→ **Goal of the exercise**: Leave the pictures out and transcribe every record exactly.

→ **Exercise data**:
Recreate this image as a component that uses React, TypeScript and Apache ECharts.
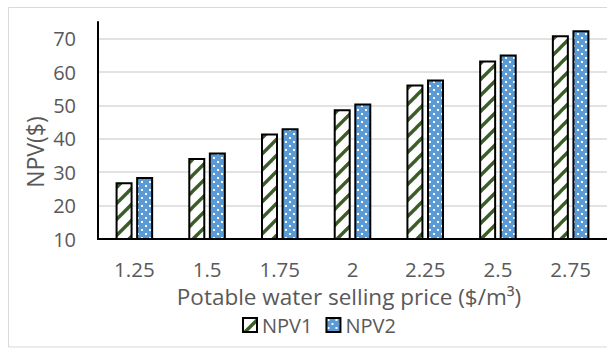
import React, { useEffect, useRef } from "react";
import * as echarts from "echarts";

// Potable water selling price ($/m³) and resulting net present values
const categories = ["1.25", "1.5", "1.75", "2", "2.25", "2.5", "2.75"];
const npv1 = [27.0, 34.3, 41.6, 48.9, 56.3, 63.5, 71.0];
const npv2 = [28.6, 35.9, 43.2, 50.6, 57.8, 65.3, 72.5];
const yMin = 10;
const yMax = 75;
const yStep = 10;

const FONT = "Open Sans";
const TEXT = "#595959";
const GREEN = "#3b5e27";
const BLUE = "#5b9bd5";

// wide upward diagonal stripes on white
function stripePattern() {
  const s = 16;
  const c = document.createElement("canvas");
  c.width = s;
  c.height = s;
  const g = c.getContext("2d")!;
  g.fillStyle = "#ffffff";
  g.fillRect(0, 0, s, s);
  g.strokeStyle = GREEN;
  g.lineWidth = 3.4;
  for (const o of [-s, 0, s]) {
    g.beginPath();
    g.moveTo(o - 2, s + 2);
    g.lineTo(o + s + 2, -2);
    g.stroke();
  }
  return { image: c.toDataURL(), imageWidth: s, imageHeight: s, repeat: "repeat" };
}

// white dotted grid on blue
function dotPattern() {
  const s = 8;
  const c = document.createElement("canvas");
  c.width = s;
  c.height = s;
  const g = c.getContext("2d")!;
  g.fillStyle = BLUE;
  g.fillRect(0, 0, s, s);
  g.fillStyle = "#ffffff";
  g.fillRect(1, 1, 2, 2);
  g.fillRect(5, 5, 2, 2);
  return { image: c.toDataURL(), imageWidth: s, imageHeight: s, repeat: "repeat" };
}

export default function App() {
  const ref = useRef<HTMLDivElement>(null);

  useEffect(() => {
    if (!ref.current) return;
    const chart = echarts.init(ref.current, null, { renderer: "svg" });
    const stripes = stripePattern();
    const dots = dotPattern();

    chart.setOption({
      animation: false,
      backgroundColor: "#ffffff",
      grid: { left: 98, right: -1, top: 22, bottom: 110, containLabel: false },
      legend: {
        left: 242,
        top: 315,
        padding: 0,
        icon: "rect",
        itemWidth: 14,
        itemHeight: 14,
        itemGap: 13,
        textStyle: { fontFamily: FONT, fontSize: 20, color: TEXT, lineHeight: 18 },
        data: ["NPV1", "NPV2"],
      },
      xAxis: {
        type: "category",
        data: categories,
        axisLine: { lineStyle: { color: "#000000", width: 2 } },
        axisTick: { show: false },
        axisLabel: { fontFamily: FONT, fontSize: 20.5, color: TEXT, margin: 21, lineHeight: 18 },
      },
      yAxis: {
        type: "value",
        min: yMin,
        max: yMax,
        interval: yStep,
        axisLine: { show: true, lineStyle: { color: "#000000", width: 2 } },
        axisTick: { show: false },
        axisLabel: { fontFamily: FONT, fontSize: 20, color: TEXT, margin: 22, showMaxLabel: false, lineHeight: 18 },
        splitLine: { show: true, showMaxLine: false, showMinLine: false, lineStyle: { color: "#d9d9d9", width: 1.5 } },
      },
      graphic: [
        {
          type: "rect",
          z: -10,
          silent: true,
          shape: { x: 8.5, y: 7.5, width: 640, height: 339.5 },
          style: { fill: "none", stroke: "#d9d9d9", lineWidth: 1 },
        },
        {
          type: "text",
          x: 35,
          y: 152,
          rotation: Math.PI / 2,
          style: {
            text: "NPV($)",
            fontFamily: FONT,
            fontSize: 23,
            lineHeight: 20,
            fill: TEXT,
            align: "center",
            verticalAlign: "middle",
          },
        },
        {
          type: "text",
          x: 349,
          y: 296.5,
          style: {
            text: "Potable water selling price ($/m³)",
            fontFamily: FONT,
            fontSize: 22.5,
            lineHeight: 20,
            fill: TEXT,
            align: "center",
            verticalAlign: "middle",
          },
        },
      ],
      series: [
        {
          name: "NPV1",
          type: "bar",
          data: npv1,
          barWidth: 17,
          barGap: "21%",
          itemStyle: { color: stripes, borderColor: "#000000", borderWidth: 2 },
        },
        {
          name: "NPV2",
          type: "bar",
          data: npv2,
          barWidth: 17,
          itemStyle: { color: dots, borderColor: "#000000", borderWidth: 2 },
        },
      ],
    });

    return () => chart.dispose();
  }, []);

  return <div ref={ref} style={{ position: "absolute", left: 0, top: 0, width: 607, height: 349 }} />;
}
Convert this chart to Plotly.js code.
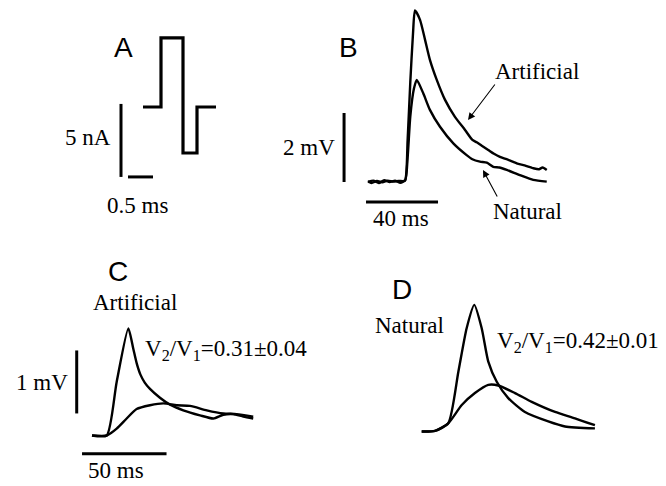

→ **Solution**:
Recreate this image as a component that uses React, TypeScript and Apache ECharts.
import React, { useEffect, useRef } from "react";
import * as echarts from "echarts";

// Potable water selling price ($/m³) and resulting net present values
const categories = ["1.25", "1.5", "1.75", "2", "2.25", "2.5", "2.75"];
const npv1 = [27.0, 34.3, 41.6, 48.9, 56.3, 63.5, 71.0];
const npv2 = [28.6, 35.9, 43.2, 50.6, 57.8, 65.3, 72.5];
const yMin = 10;
const yMax = 75;
const yStep = 10;

const FONT = "Open Sans";
const TEXT = "#595959";
const GREEN = "#3b5e27";
const BLUE = "#5b9bd5";

// wide upward diagonal stripes on white
function stripePattern() {
  const s = 16;
  const c = document.createElement("canvas");
  c.width = s;
  c.height = s;
  const g = c.getContext("2d")!;
  g.fillStyle = "#ffffff";
  g.fillRect(0, 0, s, s);
  g.strokeStyle = GREEN;
  g.lineWidth = 3.4;
  for (const o of [-s, 0, s]) {
    g.beginPath();
    g.moveTo(o - 2, s + 2);
    g.lineTo(o + s + 2, -2);
    g.stroke();
  }
  return { image: c.toDataURL(), imageWidth: s, imageHeight: s, repeat: "repeat" };
}

// white dotted grid on blue
function dotPattern() {
  const s = 8;
  const c = document.createElement("canvas");
  c.width = s;
  c.height = s;
  const g = c.getContext("2d")!;
  g.fillStyle = BLUE;
  g.fillRect(0, 0, s, s);
  g.fillStyle = "#ffffff";
  g.fillRect(1, 1, 2, 2);
  g.fillRect(5, 5, 2, 2);
  return { image: c.toDataURL(), imageWidth: s, imageHeight: s, repeat: "repeat" };
}

export default function App() {
  const ref = useRef<HTMLDivElement>(null);

  useEffect(() => {
    if (!ref.current) return;
    const chart = echarts.init(ref.current, null, { renderer: "svg" });
    const stripes = stripePattern();
    const dots = dotPattern();

    chart.setOption({
      animation: false,
      backgroundColor: "#ffffff",
      grid: { left: 98, right: -1, top: 22, bottom: 110, containLabel: false },
      legend: {
        left: 242,
        top: 315,
        padding: 0,
        icon: "rect",
        itemWidth: 14,
        itemHeight: 14,
        itemGap: 13,
        textStyle: { fontFamily: FONT, fontSize: 20, color: TEXT, lineHeight: 18 },
        data: ["NPV1", "NPV2"],
      },
      xAxis: {
        type: "category",
        data: categories,
        axisLine: { lineStyle: { color: "#000000", width: 2 } },
        axisTick: { show: false },
        axisLabel: { fontFamily: FONT, fontSize: 20.5, color: TEXT, margin: 21, lineHeight: 18 },
      },
      yAxis: {
        type: "value",
        min: yMin,
        max: yMax,
        interval: yStep,
        axisLine: { show: true, lineStyle: { color: "#000000", width: 2 } },
        axisTick: { show: false },
        axisLabel: { fontFamily: FONT, fontSize: 20, color: TEXT, margin: 22, showMaxLabel: false, lineHeight: 18 },
        splitLine: { show: true, showMaxLine: false, showMinLine: false, lineStyle: { color: "#d9d9d9", width: 1.5 } },
      },
      graphic: [
        {
          type: "rect",
          z: -10,
          silent: true,
          shape: { x: 8.5, y: 7.5, width: 640, height: 339.5 },
          style: { fill: "none", stroke: "#d9d9d9", lineWidth: 1 },
        },
        {
          type: "text",
          x: 35,
          y: 152,
          rotation: Math.PI / 2,
          style: {
            text: "NPV($)",
            fontFamily: FONT,
            fontSize: 23,
            lineHeight: 20,
            fill: TEXT,
            align: "center",
            verticalAlign: "middle",
          },
        },
        {
          type: "text",
          x: 349,
          y: 296.5,
          style: {
            text: "Potable water selling price ($/m³)",
            fontFamily: FONT,
            fontSize: 22.5,
            lineHeight: 20,
            fill: TEXT,
            align: "center",
            verticalAlign: "middle",
          },
        },
      ],
      series: [
        {
          name: "NPV1",
          type: "bar",
          data: npv1,
          barWidth: 17,
          barGap: "21%",
          itemStyle: { color: stripes, borderColor: "#000000", borderWidth: 2 },
        },
        {
          name: "NPV2",
          type: "bar",
          data: npv2,
          barWidth: 17,
          itemStyle: { color: dots, borderColor: "#000000", borderWidth: 2 },
        },
      ],
    });

    return () => chart.dispose();
  }, []);

  return <div ref={ref} style={{ position: "absolute", left: 0, top: 0, width: 607, height: 349 }} />;
}
Convert this chart to Plotly.js code.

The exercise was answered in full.